The risks of market-based ratings

Creal and his colleagues have company in thinking that swaps—which were widely accused of exacerbating the crisis—are a source of useful information. Luigi Zingales, Robert C. McCormack Professor of Entrepreneurship and Finance and David G. Booth Faculty Fellow, and Harvard’s Oliver Hart, suggest in a 2010 paper that the CDS market could be used as an early warning system to alert regulators when large financial institutions are in trouble. “Since the CDS is a ‘bet’ on the institution’s strength, its price reflects the probability that the debt will not be repaid in full. In essence, the CDS indicates the risk that the LFI [large financial institution] will fail,” they write. They propose that when the CDS price rises above a threshold, a regulator should force the institution to issue equity until the CDS price drops below the threshold. (For more, see “What Occupy Wall Street Should Have Said” in the June 2013 issue of Capital Ideas.)

Meanwhile Seton Hall Law School’s Michael Simkovic, and law partner Benjamin Kaminetzy, write in a 2011 article in the Columbia Business Law Review, that CDS spreads could be used to evaluate default risk, in order to inform bankruptcy court trustees. “As credit default swaps mature from cutting edge financial innovations into transparent, standardized, and regulated instruments, they may provide valuable insights to regulators and courts tasked with preventing and managing insolvency,” they write.

Creal sees other advantages to using CDS prices, one being that the resulting ratings would provide more meaning than the current letter grades. He says market-based ratings also address the ratings agencies’ incentive question by providing a transparent method based on publicly available asset prices.

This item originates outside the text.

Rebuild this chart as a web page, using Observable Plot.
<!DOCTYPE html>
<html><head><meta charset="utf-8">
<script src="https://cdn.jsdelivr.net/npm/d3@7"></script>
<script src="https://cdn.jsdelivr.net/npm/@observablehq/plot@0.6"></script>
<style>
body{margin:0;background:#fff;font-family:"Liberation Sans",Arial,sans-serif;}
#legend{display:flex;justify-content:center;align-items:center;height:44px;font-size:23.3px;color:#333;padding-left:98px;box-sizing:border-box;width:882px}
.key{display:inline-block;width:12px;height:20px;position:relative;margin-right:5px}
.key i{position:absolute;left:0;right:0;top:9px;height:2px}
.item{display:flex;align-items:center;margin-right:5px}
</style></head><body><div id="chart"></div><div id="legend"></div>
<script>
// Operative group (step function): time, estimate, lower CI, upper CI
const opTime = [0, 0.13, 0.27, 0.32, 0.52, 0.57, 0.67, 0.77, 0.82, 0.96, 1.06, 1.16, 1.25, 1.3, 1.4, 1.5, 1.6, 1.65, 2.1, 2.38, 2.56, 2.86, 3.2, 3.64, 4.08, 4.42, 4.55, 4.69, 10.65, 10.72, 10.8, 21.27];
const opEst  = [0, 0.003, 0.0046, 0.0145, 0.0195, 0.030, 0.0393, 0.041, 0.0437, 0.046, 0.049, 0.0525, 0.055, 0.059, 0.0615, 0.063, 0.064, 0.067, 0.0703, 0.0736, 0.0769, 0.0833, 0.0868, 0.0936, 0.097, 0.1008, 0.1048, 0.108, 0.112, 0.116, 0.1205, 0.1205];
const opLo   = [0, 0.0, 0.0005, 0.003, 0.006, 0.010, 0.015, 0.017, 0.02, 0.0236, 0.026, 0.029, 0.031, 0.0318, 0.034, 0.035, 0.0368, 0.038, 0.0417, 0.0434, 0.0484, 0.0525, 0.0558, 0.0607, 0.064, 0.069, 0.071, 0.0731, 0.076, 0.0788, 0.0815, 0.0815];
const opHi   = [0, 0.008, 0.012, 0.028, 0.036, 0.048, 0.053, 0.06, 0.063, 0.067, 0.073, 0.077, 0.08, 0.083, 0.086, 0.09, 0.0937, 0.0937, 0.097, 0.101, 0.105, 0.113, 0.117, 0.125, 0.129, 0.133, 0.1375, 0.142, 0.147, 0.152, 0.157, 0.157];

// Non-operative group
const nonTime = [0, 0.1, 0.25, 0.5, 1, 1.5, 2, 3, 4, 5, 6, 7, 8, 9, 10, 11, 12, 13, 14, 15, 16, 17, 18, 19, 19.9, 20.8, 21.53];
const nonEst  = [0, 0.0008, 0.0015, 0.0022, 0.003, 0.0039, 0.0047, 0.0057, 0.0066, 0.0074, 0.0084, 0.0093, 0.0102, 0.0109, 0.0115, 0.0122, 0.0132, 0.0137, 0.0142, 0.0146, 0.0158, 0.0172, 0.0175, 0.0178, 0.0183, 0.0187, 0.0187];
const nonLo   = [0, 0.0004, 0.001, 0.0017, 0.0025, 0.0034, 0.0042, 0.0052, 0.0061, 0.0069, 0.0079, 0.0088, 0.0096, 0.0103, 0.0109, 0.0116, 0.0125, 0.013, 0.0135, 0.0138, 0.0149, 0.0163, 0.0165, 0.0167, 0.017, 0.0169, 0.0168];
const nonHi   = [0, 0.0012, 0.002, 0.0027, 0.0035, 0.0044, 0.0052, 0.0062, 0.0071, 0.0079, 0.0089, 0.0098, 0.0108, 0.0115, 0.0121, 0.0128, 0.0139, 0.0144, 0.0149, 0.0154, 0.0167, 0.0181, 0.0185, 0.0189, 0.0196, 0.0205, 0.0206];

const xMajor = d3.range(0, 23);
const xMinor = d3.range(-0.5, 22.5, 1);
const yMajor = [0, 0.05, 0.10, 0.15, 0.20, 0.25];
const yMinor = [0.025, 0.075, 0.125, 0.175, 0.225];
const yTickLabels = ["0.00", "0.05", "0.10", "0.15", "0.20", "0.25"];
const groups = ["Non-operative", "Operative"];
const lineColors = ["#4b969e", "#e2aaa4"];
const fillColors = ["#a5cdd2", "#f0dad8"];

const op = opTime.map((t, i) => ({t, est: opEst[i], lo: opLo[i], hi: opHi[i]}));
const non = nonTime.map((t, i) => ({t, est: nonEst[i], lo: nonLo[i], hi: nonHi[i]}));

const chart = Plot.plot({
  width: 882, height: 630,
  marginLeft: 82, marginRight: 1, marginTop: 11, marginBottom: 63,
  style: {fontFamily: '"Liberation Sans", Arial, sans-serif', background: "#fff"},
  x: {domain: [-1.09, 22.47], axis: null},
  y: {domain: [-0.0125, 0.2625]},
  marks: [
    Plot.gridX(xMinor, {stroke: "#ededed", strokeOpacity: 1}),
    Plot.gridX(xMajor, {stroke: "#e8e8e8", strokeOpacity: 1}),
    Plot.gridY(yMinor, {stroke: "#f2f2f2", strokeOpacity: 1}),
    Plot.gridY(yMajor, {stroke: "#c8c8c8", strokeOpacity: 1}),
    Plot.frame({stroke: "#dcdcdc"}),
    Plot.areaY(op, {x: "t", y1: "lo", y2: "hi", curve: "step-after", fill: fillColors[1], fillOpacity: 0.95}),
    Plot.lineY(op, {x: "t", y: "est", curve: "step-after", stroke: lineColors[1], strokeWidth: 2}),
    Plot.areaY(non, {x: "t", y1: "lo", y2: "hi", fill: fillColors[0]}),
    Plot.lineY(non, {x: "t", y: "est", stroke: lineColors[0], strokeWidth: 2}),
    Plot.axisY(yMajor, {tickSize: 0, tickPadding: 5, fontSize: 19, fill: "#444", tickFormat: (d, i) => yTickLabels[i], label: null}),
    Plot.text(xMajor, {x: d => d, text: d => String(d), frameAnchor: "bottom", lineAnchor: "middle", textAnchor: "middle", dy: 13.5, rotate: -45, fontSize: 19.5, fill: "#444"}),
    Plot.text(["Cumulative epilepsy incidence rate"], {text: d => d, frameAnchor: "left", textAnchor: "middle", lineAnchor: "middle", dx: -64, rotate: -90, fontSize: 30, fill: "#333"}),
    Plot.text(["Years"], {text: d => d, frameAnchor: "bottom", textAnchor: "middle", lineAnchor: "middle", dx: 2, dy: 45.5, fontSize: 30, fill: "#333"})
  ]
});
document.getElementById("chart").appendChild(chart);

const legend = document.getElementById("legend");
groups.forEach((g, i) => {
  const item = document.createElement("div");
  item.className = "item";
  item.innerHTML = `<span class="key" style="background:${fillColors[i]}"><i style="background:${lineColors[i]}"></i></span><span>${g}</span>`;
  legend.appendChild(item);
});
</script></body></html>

Even the ratings agencies use CDS and market prices in some analysis. But in another online white paper, S&P cautions against relying too much on bond and CDS signals. “Markets capture investors’ emotions with great speed and efficiency and, consequently, can overreact to headlines, creating excessive volatility,” it writes. The agency also argues that traders’ motivations are not transparent, that CDS markets aren’t liquid enough to create reliable prices, and that there simply aren’t enough traded securities to help rate a large swath of the credit market. “Standard & Poor’s rates more than two million corporate, sovereign, and public finance issues globally. By comparison, the global CDS market covers only about 1,000 single names.”

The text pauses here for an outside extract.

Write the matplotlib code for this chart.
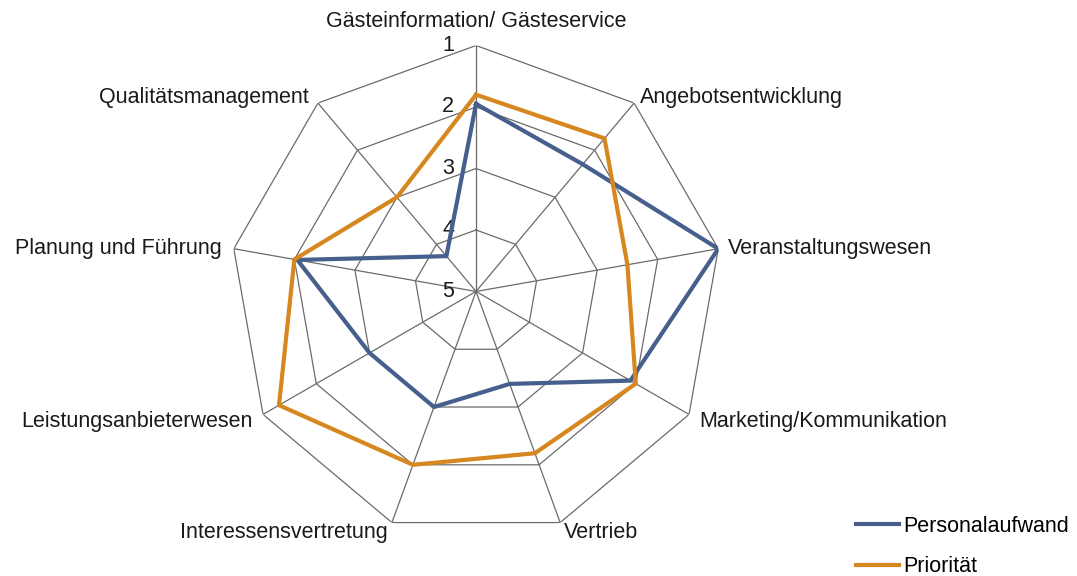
import matplotlib.pyplot as plt
import numpy as np
from matplotlib.lines import Line2D

plt.rcParams['font.family'] = ['Liberation Sans', 'DejaVu Sans']

# categories (clockwise from top)
kategorien = ['Gästeinformation/ Gästeservice', 'Angebotsentwicklung', 'Veranstaltungswesen',
              'Marketing/Kommunikation', 'Vertrieb', 'Interessensvertretung',
              'Leistungsanbieterwesen', 'Planung und Führung', 'Qualitätsmanagement']
personalaufwand = [1.95, 2.3, 1.0, 2.1, 3.4, 3.0, 3.0, 2.05, 4.25]
prioritaet = [1.8, 1.75, 2.5, 2.0, 2.2, 2.0, 1.3, 2.0, 3.0]
skala = [1, 2, 3, 4, 5]

blau = '#465F8C'
orange = '#D6871F'
grau = '#6b6b6b'
fs = 15.5

n = len(kategorien)
winkel = np.linspace(0, 2 * np.pi, n, endpoint=False)
w = np.append(winkel, winkel[0])

def r(v):
    # skala umgedreht: 1 aussen, 5 in der mitte
    return 5 - np.asarray(v, dtype=float)

fig = plt.figure(figsize=(10.77, 5.76), dpi=100)
ax = fig.add_axes([0.2136, 0.067, 0.4568, 0.854], projection='polar')
ax.set_theta_offset(np.pi / 2)
ax.set_theta_direction(-1)
ax.set_ylim(0, 4)
ax.axis('off')

# polygon-gitter
for s in skala[:-1]:
    ax.plot(w, np.full(len(w), r(s)), color=grau, lw=0.9, zorder=1)
for a in winkel:
    ax.plot([a, a], [0, r(1)], color=grau, lw=0.9, zorder=1)

# skalen-beschriftung
for s in skala:
    ax.annotate(str(s), xy=(0, r(s)), xytext=(-22, 0), textcoords='offset pixels',
                ha='right', va='center', fontsize=fs, color='#1a1a1a')

ax.plot(w, r(np.append(personalaufwand, personalaufwand[0])), color=blau, lw=3, zorder=3,
        solid_joinstyle='miter')
ax.plot(w, r(np.append(prioritaet, prioritaet[0])), color=orange, lw=3, zorder=4,
        solid_joinstyle='miter')

# kategorie-beschriftung
versatz = [(0, 24, 'center'), (6, 6, 'left'), (10, 0, 'left'), (10, -7, 'left'), (4, -10, 'left'),
           (-4, -10, 'right'), (-10, -7, 'right'), (-12, 0, 'right'), (-9, 6, 'right')]
for a, k, (dx, dy, ha) in zip(winkel, kategorien, versatz):
    ax.annotate(k, xy=(a, r(1)), xytext=(dx, dy), textcoords='offset pixels',
                ha=ha, va='center', fontsize=fs, color='#1a1a1a', annotation_clip=False)

handles = [Line2D([], [], color=blau, lw=3), Line2D([], [], color=orange, lw=3)]
fig.legend(handles, ['Personalaufwand', 'Priorität'], loc='lower left',
           bbox_to_anchor=(0.795, -0.002), frameon=False, fontsize=fs,
           handlelength=2.0, handletextpad=0.19, labelspacing=0.91,
           borderpad=0, borderaxespad=0)

fig.savefig('out.png', dpi=100)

Creal counters that although swap markets still lack transparency and liquidity, they do provide information about investors’ beliefs about a company’s future prospects. “I don’t think of [CDS prices] as a perfect signal of credit quality, but as the markets continue to evolve we should find ways to leverage the information they provide,” he says.

And if a company doesn’t have an actively traded CDS contract or other actively traded assets with prices to feed into the researchers’ model, his solution is to rate a firm that is not actively traded by comparing it to another firm that looks comparable and is actively traded.

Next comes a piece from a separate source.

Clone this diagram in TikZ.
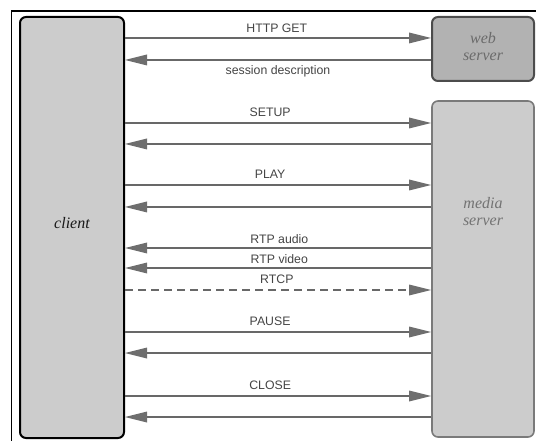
\documentclass[tikz,border=0pt]{standalone}
\usepackage{fontspec}
\setmainfont{Liberation Serif}
\setsansfont{Liberation Sans}
\usetikzlibrary{arrows.meta}
\definecolor{wire}{HTML}{686868}
\definecolor{tip}{HTML}{6E6E6E}
\definecolor{lbl}{HTML}{444444}
\begin{document}
\begin{tikzpicture}[x=1pt,y=-1pt,
  actor/.style={rounded corners=6pt, inner sep=0pt, font=\rmfamily\itshape\fontsize{16}{17}\selectfont, align=center},
  msg/.style={draw=wire, line width=2pt,
    -{Triangle[length=22pt,width=11pt,fill=tip,line width=0pt]}},
  msgtext/.style={font=\sffamily\fontsize{12.3}{14}\selectfont, text=lbl, inner sep=0pt}
]
\useasboundingbox (0,0) rectangle (536,441);
% outer frame
\draw[line width=1.5pt] (11.5,445) -- (11.5,11) -- (540,11);

% participants
\node[actor, draw=black, line width=2pt, fill=black!20,
      minimum width=104pt, minimum height=421pt] (client) at (72,227.5) {};
\node[font=\rmfamily\itshape\fontsize{16}{17}\selectfont, text=black!90] (clientlbl) at (72,223) {client};
\node[actor, draw=black!70, line width=2pt, fill=black!30,
      minimum width=102pt, minimum height=64pt] (web) at (483,49) {};
\node[actor, text=black!58] (weblbl) at (483,47) {web\\server};
\node[actor, draw=black!52, line width=1.6pt, fill=black!20,
      minimum width=102pt, minimum height=336pt] (media) at (483,269) {};
\node[actor, text=black!55] (medialbl) at (483,212) {media\\server};

% message exchange
\draw[msg] (client.east |- 0,38) -- node[msgtext, pos=0.496, above=4pt] {HTTP GET} (web.west |- 0,38);
\draw[msg] (web.west |- 0,60) -- node[msgtext, pos=0.5, below=5pt] {session description} (client.east |- 0,60);

\draw[msg] (client.east |- 0,123) -- node[msgtext, pos=0.474, above=5pt] {SETUP} (media.west |- 0,123);
\draw[msg] (media.west |- 0,144) -- (client.east |- 0,144);

\draw[msg] (client.east |- 0,185) -- node[msgtext, pos=0.474, above=5pt] {PLAY} (media.west |- 0,185);
\draw[msg] (media.west |- 0,207) -- (client.east |- 0,207);

\draw[msg] (media.west |- 0,248) -- node[msgtext, pos=0.496, above=3.5pt] {RTP audio} (client.east |- 0,248);
\draw[msg] (media.west |- 0,268) -- node[msgtext, pos=0.496, above=3.5pt] {RTP video} (client.east |- 0,268);
\draw[msg, dash pattern=on 8pt off 5pt] (client.east |- 0,290) -- node[msgtext, pos=0.496, above=5pt] {RTCP} (media.west |- 0,290);

\draw[msg] (client.east |- 0,332) -- node[msgtext, pos=0.474, above=5pt] {PAUSE} (media.west |- 0,332);
\draw[msg] (media.west |- 0,353) -- (client.east |- 0,353);

\draw[msg] (client.east |- 0,396) -- node[msgtext, pos=0.474, above=5pt] {CLOSE} (media.west |- 0,396);
\draw[msg] (media.west |- 0,417) -- (client.east |- 0,417);
\end{tikzpicture}
\end{document}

Rating companies with multiple sources

Creal says that despite flaws in traditional credit analysis, his proposed alternate ratings scheme isn’t meant to replace the old method entirely. Rather, he says that investors should use both traditional ratings and a market-based model to evaluate investments.

So far, his team has used the model to rate several thousand US companies. The researchers’ plan is to eventually expand their methodology to pull in more information from other sources, including equity prices.

That would require more research and computing power than the researchers are currently dedicating, but the more data the market creates, the better the resulting credit ratings model could be.